The inflow of foreign portfolio investments or “hot money” almost tripled in the first four months of the year on the back of strong investments in shares listed at the Philippine Stock Exchange (PSE) and peso-denominated government securities, the Bangko Sentral ng Pilipinas (BSP) reported yesterday.
BSP Governor Amando M. Tetangco Jr. said in a statement that net inflows of foreign portfolio investments or hot money reached $1.65 billion in January to April or $1.05 billion higher than the $594.86 million in the same period last year.
Tetangco reported that investments in peso-denominated debt papers surged 628 percent to $3.1 billion in the first four months of the year while investments in PSE-listed shares surged 220 percent to $3.1 billion from $2 billion.
He pointed out that combined amounts of investments in peso-denominated government securities and PSE listed shares accounted for about 97.8 percent of the total inflows from January to April this year.
“Favorable yields and less risky income securities continued to attract foreign investments to the country,” Tetangco stressed.
Data showed that inflows of foreign portfolio investments soared 125 percent to $6.26 billion in the first four months of the year from $2.78 billion in the same period last year.
The BSP chief said major beneficiaries in PSE-listed shares were holding firms with $871 million, banks with $591 million, telecommunication providers with $437 million, utility companies with $430 million, and property companies with $376 million.
Other investments went to peso time deposits with $128 million, unit investment trust funds with $6 million, and money market instruments with $6 million.

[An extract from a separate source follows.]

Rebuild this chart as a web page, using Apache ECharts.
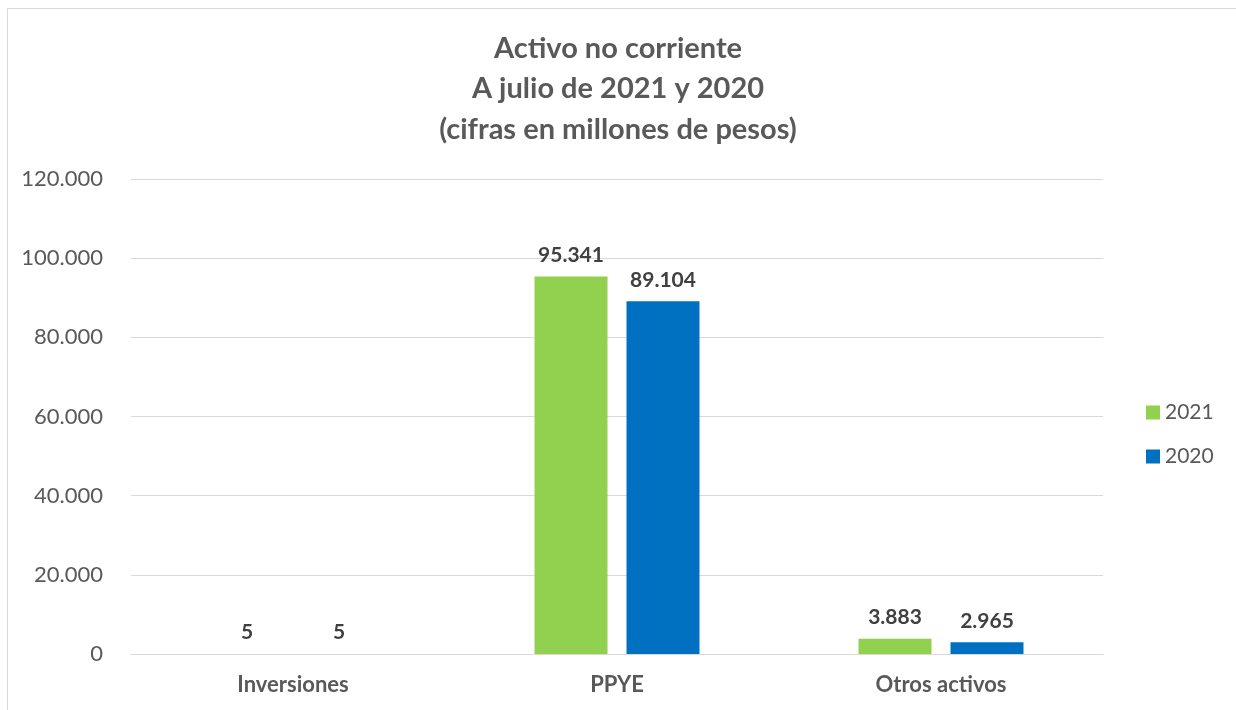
<!DOCTYPE html>
<html>
<head>
<meta charset="utf-8">
<script src="https://cdn.jsdelivr.net/npm/echarts@6/dist/echarts.min.js"></script>
<style>
html,body{margin:0;padding:0;background:#fff;}
#c{width:1236px;height:710px;}
</style>
</head>
<body>
<div id="c"></div>
<script>
const categories = ['Inversiones', 'PPYE', 'Otros activos'];
const values2021 = [5, 95341, 3883];
const values2020 = [5, 89104, 2965];
const seriesNames = ['2021', '2020'];
const titleLines = ['Activo no corriente', 'A julio de 2021 y 2020', '(cifras en millones de pesos)'];

function fmt(v) {
  return String(Math.round(v)).replace(/\B(?=(\d{3})+(?!\d))/g, '.');
}

const FONT = 'Lato, "Open Sans", sans-serif';
const chart = echarts.init(document.getElementById('c'));
chart.setOption({
  animation: false,
  textStyle: { fontFamily: FONT },
  title: {
    text: titleLines.join('\n'),
    left: 'center',
    top: 23,
    textStyle: { fontSize: 29, fontWeight: 'bold', color: '#595959', lineHeight: 40.5, fontFamily: FONT }
  },
  graphic: [
    { type: 'line', shape: { x1: 7.5, y1: 710, x2: 7.5, y2: 8.5 }, style: { stroke: '#d9d9d9', lineWidth: 1 } },
    { type: 'line', shape: { x1: 7.5, y1: 8.5, x2: 1236, y2: 8.5 }, style: { stroke: '#d9d9d9', lineWidth: 1 } }
  ],
  legend: {
    orient: 'vertical',
    left: 1141,
    top: 397,
    itemWidth: 14,
    itemHeight: 14,
    itemGap: 23,
    icon: 'rect',
    textStyle: { fontSize: 21, color: '#595959', fontFamily: FONT },
    data: seriesNames
  },
  grid: { left: 131, right: 133, top: 179, bottom: 56 },
  xAxis: {
    type: 'category',
    data: categories,
    axisLine: { lineStyle: { color: '#d9d9d9', width: 1 } },
    axisTick: { show: false },
    axisLabel: { fontSize: 22, fontWeight: 'bold', color: '#595959', margin: 20, fontFamily: FONT }
  },
  yAxis: {
    type: 'value',
    min: 0,
    max: 120000,
    interval: 20000,
    axisLine: { show: false },
    axisTick: { show: false },
    splitLine: { lineStyle: { color: '#d9d9d9', width: 1 } },
    axisLabel: { fontSize: 22, color: '#595959', margin: 28, formatter: fmt, fontFamily: FONT }
  },
  series: [
    {
      name: seriesNames[0],
      type: 'bar',
      data: values2021,
      barWidth: 73,
      barGap: '26%',
      itemStyle: { color: '#92d050' },
      label: { show: true, position: 'top', distance: 11, fontSize: 21, fontWeight: 'bold', color: '#404040', formatter: p => fmt(p.value), fontFamily: FONT }
    },
    {
      name: seriesNames[1],
      type: 'bar',
      data: values2020,
      barWidth: 73,
      itemStyle: { color: '#0070c0' },
      label: { show: true, position: 'top', distance: 11, fontSize: 21, fontWeight: 'bold', color: '#404040', formatter: p => fmt(p.value), fontFamily: FONT }
    }
  ]
});
</script>
</body>
</html>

Top source of foreign portfolio investments in the first four months included Singapore, US, United Kingdom, Luxemburg, and Hong kong.
On the other hand, data showed that outflows consisting of withdrawals from interim peso deposits more than doubled to $4.62 billion in the first four months of the year from $2.18 billion in the same period last year.
For the month of April alone, Tetangco said net inflows of foreign portfolio investments surged 220 percent to $673.8 million from $210.11 million in the same month last year despite the Holy Week break in the third week of April.
“The four weeks of April were characterized by positive flows except for the third week (Holy Week) when investors restored to profit-taking in anticipation of the four-day weekend,” he explained.
Hot money inflows went up by 52 percent to $1.7 billion in April from $1.12 billion in the same period last year as investments in PSE listed shares increased by 28.3 percent to $934 million while investments in peso-denominated debt papers jumped 280 percent to $687 billion.
Investments in PSE-listed shares last month went to holding firms with $336 million, banks with $155 million, telecom firms with $153 million, property developers with $104 million, and utility providers with $100 million.
Other investments went to peso time deposits with $77 million, unit investments trust funds with $6 million, and money market instruments with $1 million.
“Strong marcoreconomic fundamentals buoyed the keen interest in portfolio investments to the country in 2011, in contrast to a year ago when uncertainties loomed in April, a month before te May 2010 Philippine elections, leading investors to remain in the sidelines,” the BSP chief added.
Meanwhile, outflows last month increased by 12.8 percent to $1.03 billion from $913.12 million in April last year.
The inflow of foreign portfolio investments hit a new record level of $4.61 billion last year or nearly 12 times the $388.02 million in 2009 as funds continued to flood emerging markets including the Philippines due to the fragile growth in advanced economies led by the US and Europe.
The amount of foreign portfolio investments registered surpassed the full year target of $2.9 billion set by monetary authorities for 2010. These investments are also called hot money because they could be taken out of the country as quickly as they come in.
Monetary authorities believe that there is no need to constrict the strong inflows of foreign capital into emerging markets including the Philippines as the domestic economy could still absorb the inflows without stoking up inflation.
BSP Deputy Governor Diwa Guinigundo earlier told reporters that monetary authorities believe that the strong foreign exchange inflows into the country remains under control.
“We are always open to the conventional monetary tools after all they (inflows) have not reached that proportion where capital controls are made necessary,” Guinigundo stressed.
Guinigundo said the weaker than expected economic growth in advanced economies led by the US would serve as an impetus to further capital flows to emerging markets including the Philippines.
Strong capital inflows, he warned, could stoke up inflation through excessive liquidity in the financial system.
“That would warrant additional vigilance on the part of the BSP to make sure that they (capital inflows) do no exacerbate the levels of liquidity and fuel inflation in the future,” he explained.